On July 15, 2010, the Illinois Department of Public Health conducted a survey of Warren Park Health & Living Center in Chicago. The survey was conducted following a well-publicized drowning death of a psychologically disturbed patient in a bathtub at the facility in the weeks prior.
Rather than an isolated episode, the survey reveals a facility in disarray that frankly appears to be completely incapable of providing necessary care for vulnerable people. After evaluating patient charts, facility policies, staff interviews and observation of staff, the survey concluded that Warren Park indeed has substantial patient care problems as evidenced by the following findings:
- Leaving tub room unlocked and accessible to residents
- Failing to supervise patients in tub room
- Failing to have any facility-wide procedures for bathing
- Failing to timely complete an incident report following the death of a patient
- Inadequate monitoring and intervention for a patient with clearly articulated suicidal thoughts
Certainly, the above problems played a role in the drowning death of a patient on July 4, 2010. The evidence revealed that the patient was admitted to Warren Park in March, 2010 with suicidal thoughts. However, even after repeated verbal suicide threats, staff at the Chicago nursing home failed to take any meaningful interventional measures.
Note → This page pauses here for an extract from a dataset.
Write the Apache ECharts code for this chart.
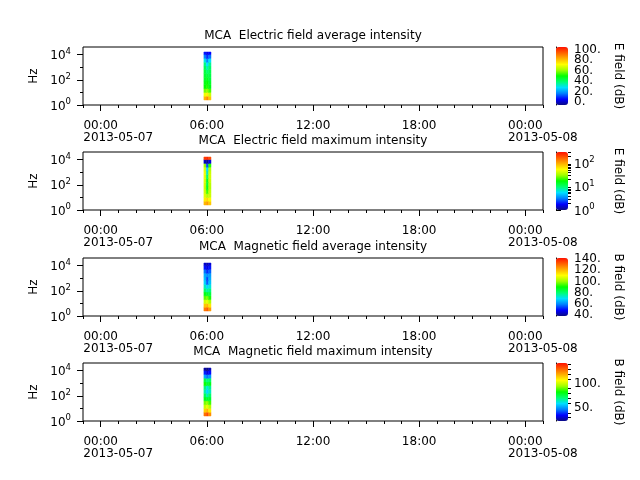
<!DOCTYPE html>
<html>
<head>
<meta charset="utf-8">
<script src="https://cdn.jsdelivr.net/npm/echarts@6/dist/echarts.min.js"></script>
<style>
html, body { margin: 0; padding: 0; background: #fff; }
#main { width: 640px; height: 480px; }
</style>
</head>
<body>
<div id="main"></div>
<script>
// ---- data ----
var titles = ['MCA  Electric field average intensity', 'MCA  Electric field maximum intensity',
              'MCA  Magnetic field average intensity', 'MCA  Magnetic field maximum intensity'];
var cbarNames = ['E field (dB)', 'E field (dB)', 'B field (dB)', 'B field (dB)'];

// time bin edges (UTC) and frequency bin edges (Hz)
var timeEdges = [Date.UTC(2013, 4, 7, 5, 50), Date.UTC(2013, 4, 7, 5, 58), Date.UTC(2013, 4, 7, 6, 6), Date.UTC(2013, 4, 7, 6, 14)];
var freqEdges = [2.5, 5, 10, 20, 40, 80, 160, 320, 640, 1250, 2500, 5000, 10000, 16000];

// rows: frequency bin (low -> high), columns: time bin
var eAvg = [
  [82, 88, 80], [70, 74, 66], [58, 60, 55], [50, 52, 48], [48, 50, 46], [46, 47, 44], [45, 44, 43],
  [44, 40, 42], [42, 34, 40], [38, 28, 36], [30, 18, 28], [18, 10, 16], [8, 4, 6]
];
var eMax = [
  [90, 110, 80], [60, 70, 55], [45, 35, 40], [42, 22, 38], [40, 15, 35], [42, 13, 36], [45, 14, 40],
  [48, 10, 42], [50, 7, 40], [45, 5.5, 35], [30, 2.5, 20], [1.3, 1.1, 1.5], [220, 260, 200]
];
var bAvg = [
  [128, 132, 124], [118, 120, 114], [106, 108, 102], [96, 98, 92], [88, 86, 84], [80, 76, 78], [74, 68, 72],
  [68, 56, 66], [66, 54, 64], [64, 60, 62], [58, 52, 56], [50, 46, 50], [44, 42, 45]
];
var bMax = [
  [128, 134, 124], [114, 118, 110], [100, 104, 98], [92, 94, 88], [80, 78, 78], [74, 66, 72], [66, 58, 64],
  [70, 62, 68], [84, 78, 80], [76, 70, 72], [52, 46, 50], [38, 32, 36], [26, 22, 28]
];
var panels = [eAvg, eMax, bAvg, bMax];

// x axis ticks / labels
var xMin = Date.UTC(2013, 4, 6, 23), xMax = Date.UTC(2013, 4, 8, 1);
var xMajorTicks = [Date.UTC(2013, 4, 7, 0), Date.UTC(2013, 4, 7, 6), Date.UTC(2013, 4, 7, 12), Date.UTC(2013, 4, 7, 18), Date.UTC(2013, 4, 8, 0)];
var xTimeLabels = ['00:00', '06:00', '12:00', '18:00', '00:00'];
var xDateLabels = ['2013-05-07', '', '', '', '2013-05-08'];

// y axis ticks
var yMajorTicks = [1, 100, 10000];
var yMinorTicks = [10, 1000];

// colour bars: range, labelled ticks, minor ticks, log or not
var cbarMin = [-5, 1, 38, 23];
var cbarMax = [105, 300, 142, 143];
var cbarMajor = [[0, 20, 40, 60, 80, 100], [1, 10, 100], [40, 60, 80, 100, 120, 140], [50, 100]];
var cbarMinor = [[], [2, 3, 4, 5, 6, 7, 8, 9, 20, 30, 40, 50, 60, 70, 80, 90, 200, 300], [], [30, 40, 60, 70, 80, 90, 110, 120, 130, 140]];
var cbarLog = [false, true, false, false];

var cmapColours = ['#0a0a86', '#0000ff', '#0080ff', '#00e0ff', '#00ff70', '#00ff00', '#a0ff00', '#ffff00', '#ffb000', '#ff6000', '#ff1000'];

// ---- layout ----
var panelTops = [47, 152, 258, 363];
var panelH = 58;
var FONT = 'DejaVu Sans';

var chart = echarts.init(document.getElementById('main'));

function sup(v) {
  var e = Math.round(Math.log10(v));
  return '{b|10}{s|' + e + '}';
}
function supRich() {
  return {
    b: { fontSize: 12, fontFamily: FONT, color: '#000', verticalAlign: 'bottom' },
    s: { fontSize: 8.5, fontFamily: FONT, color: '#000', verticalAlign: 'bottom', padding: [0, 0, 6, 0] }
  };
}
function dotted(v) { return v + '.'; }

function cells(matrix, logColour) {
  var out = [];
  for (var r = 0; r < matrix.length; r++) {
    for (var c = 0; c < matrix[r].length; c++) {
      var v = matrix[r][c];
      out.push([timeEdges[c], timeEdges[c + 1], freqEdges[r], freqEdges[r + 1], v, logColour ? Math.log10(v) : v]);
    }
  }
  return out;
}

function renderCell(params, api) {
  var a = api.coord([api.value(0), api.value(3)]);
  var b = api.coord([api.value(1), api.value(2)]);
  var col = api.visual('color');
  return {
    type: 'rect',
    shape: { x: a[0], y: a[1], width: b[0] - a[0], height: b[1] - a[1] },
    style: { fill: col, stroke: col, lineWidth: 0.5 }
  };
}

function xLabel(v) {
  var i = xMajorTicks.indexOf(v);
  if (i < 0) return '';
  if (xDateLabels[i]) {
    return '{s| }{t|' + xTimeLabels[i] + '}{s| }\n{s| }{d|' + xDateLabels[i] + '}';
  }
  return '{t|' + xTimeLabels[i] + '}';
}

var gridMain = [], gridCb = [], series = [], visualMap = [], title = [];
var xMain = [], xMaj = [], xCb = [], yMain = [], yMin = [], yCb = [], yCbExtra = [];

for (var i = 0; i < 4; i++) {
  var pTop = panelTops[i];
  gridMain.push({ left: 83, top: pTop, width: 460, height: panelH, show: true, borderColor: '#000', borderWidth: 1, outerBoundsMode: 'none' });
  title.push({
    text: titles[i], left: 313, top: pTop - 17, textAlign: 'center', padding: 0,
    textStyle: { fontSize: 12, fontWeight: 'normal', color: '#000', fontFamily: FONT }
  });

  xMain.push({
    gridIndex: i, type: 'value', position: 'bottom', min: xMin, max: xMax, interval: 3600000,
    axisLine: { show: false }, splitLine: { show: false },
    axisTick: { show: true, length: 3, lineStyle: { color: '#000' } },
    axisLabel: {
      customValues: xMajorTicks, formatter: xLabel, margin: 15, color: '#000',
      fontSize: 12, fontFamily: FONT,
      rich: {
        s: { width: 35, fontSize: 12, fontFamily: FONT },
        t: { width: 35, align: 'center', fontSize: 12, fontFamily: FONT, color: '#000' },
        d: { width: 70, align: 'left', fontSize: 12, fontFamily: FONT, color: '#000' }
      }
    }
  });
  xMaj.push({
    gridIndex: i, type: 'value', position: 'bottom', min: xMin, max: xMax,
    axisLine: { show: false }, splitLine: { show: false }, axisLabel: { show: false },
    axisTick: { show: true, length: 6, customValues: xMajorTicks, lineStyle: { color: '#000' } }
  });

  yMain.push({
    gridIndex: i, type: 'log', position: 'left', min: 1, max: 40000,
    name: 'Hz', nameLocation: 'middle', nameGap: 40,
    nameTextStyle: { fontSize: 12, fontFamily: FONT, color: '#000' },
    axisLine: { show: false }, splitLine: { show: false },
    axisTick: { show: true, length: 6, customValues: yMajorTicks, lineStyle: { color: '#000' } },
    axisLabel: { customValues: yMajorTicks, formatter: sup, margin: 12, rich: supRich(), showMinLabel: true, showMaxLabel: true }
  });
  yMin.push({
    gridIndex: i, type: 'log', position: 'left', min: 1, max: 40000,
    axisLine: { show: false }, splitLine: { show: false }, axisLabel: { show: false },
    axisTick: { show: true, length: 3, customValues: yMinorTicks, lineStyle: { color: '#000' } }
  });

  // colour bar grid: one axis for line, ticks and name
  gridCb.push({ left: 556, top: pTop, width: 12, height: panelH, show: false, outerBoundsMode: 'none' });
  xCb.push({ gridIndex: 4 + i, type: 'value', show: false, min: 0, max: 1 });
  yCb.push({
    gridIndex: 4 + i, type: cbarLog[i] ? 'log' : 'value', position: 'right',
    min: cbarMin[i], max: cbarMax[i],
    name: cbarNames[i], nameLocation: 'middle', nameRotate: -90, nameGap: 44,
    nameTextStyle: { fontSize: 12, fontFamily: FONT, color: '#000' },
    axisLine: { show: true, lineStyle: { color: '#000', width: 1 } }, splitLine: { show: false },
    axisTick: { show: true, length: 5, customValues: cbarMajor[i], lineStyle: { color: '#000' } },
    axisLabel: { show: false }
  });
  if (cbarMinor[i].length) {
    yCbExtra.push({
      gridIndex: 4 + i, type: cbarLog[i] ? 'log' : 'value', position: 'right',
      min: cbarMin[i], max: cbarMax[i],
      axisLine: { show: false }, splitLine: { show: false }, axisLabel: { show: false },
      axisTick: { show: true, length: 3, customValues: cbarMinor[i], lineStyle: { color: '#000' } }
    });
  }
  // one label per axis so the closely spaced colour-bar labels are never dropped
  cbarMajor[i].forEach(function (val) {
    yCbExtra.push({
      gridIndex: 4 + i, type: cbarLog[i] ? 'log' : 'value', position: 'right',
      min: cbarMin[i], max: cbarMax[i],
      axisLine: { show: false }, splitLine: { show: false }, axisTick: { show: false },
      axisLabel: {
        customValues: [val], margin: 6, color: '#000', fontSize: 12, fontFamily: FONT,
        formatter: cbarLog[i] ? sup : dotted,
        showMinLabel: true, showMaxLabel: true,
        rich: supRich()
      }
    });
  });

  series.push({
    type: 'custom', xAxisIndex: i, yAxisIndex: i,
    renderItem: renderCell,
    encode: { x: [0, 1], y: [2, 3] },
    data: cells(panels[i], cbarLog[i]),
    silent: true
  });

  visualMap.push({
    type: 'continuous', seriesIndex: i, dimension: 5,
    min: cbarLog[i] ? Math.log10(cbarMin[i]) : cbarMin[i],
    max: cbarLog[i] ? Math.log10(cbarMax[i]) : cbarMax[i],
    inRange: { color: cmapColours },
    left: 556, top: pTop, itemWidth: 12, itemHeight: panelH,
    padding: 0, calculable: false, hoverLink: false, orient: 'vertical'
  });
}

chart.setOption({
  animation: false,
  backgroundColor: '#fff',
  title: title,
  grid: gridMain.concat(gridCb),
  xAxis: xMain.concat(xMaj, xCb),
  yAxis: yMain.concat(yMin, yCb, yCbExtra),
  visualMap: visualMap,
  series: series
});
</script>
</body>
</html>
The most alarming part of the survey is the fact that just weeks before suicide, the patient made a similar attempt to drown herself in a toilet. Even after the episode was recording in the patient’s chart and the Social Services department pledged to ‘monitor’ the patient, no specific indication of what how exactly the patient was to be monitored or what apparent follow-ups were to be made by staff members.
If the report of the dangerous conditions documented in the survey doesn’t get the attention of nursing home administrators, perhaps the type-A violation and the $20,000 fine will? Let’s hope it does, as the documented conditions should not exist in any facility.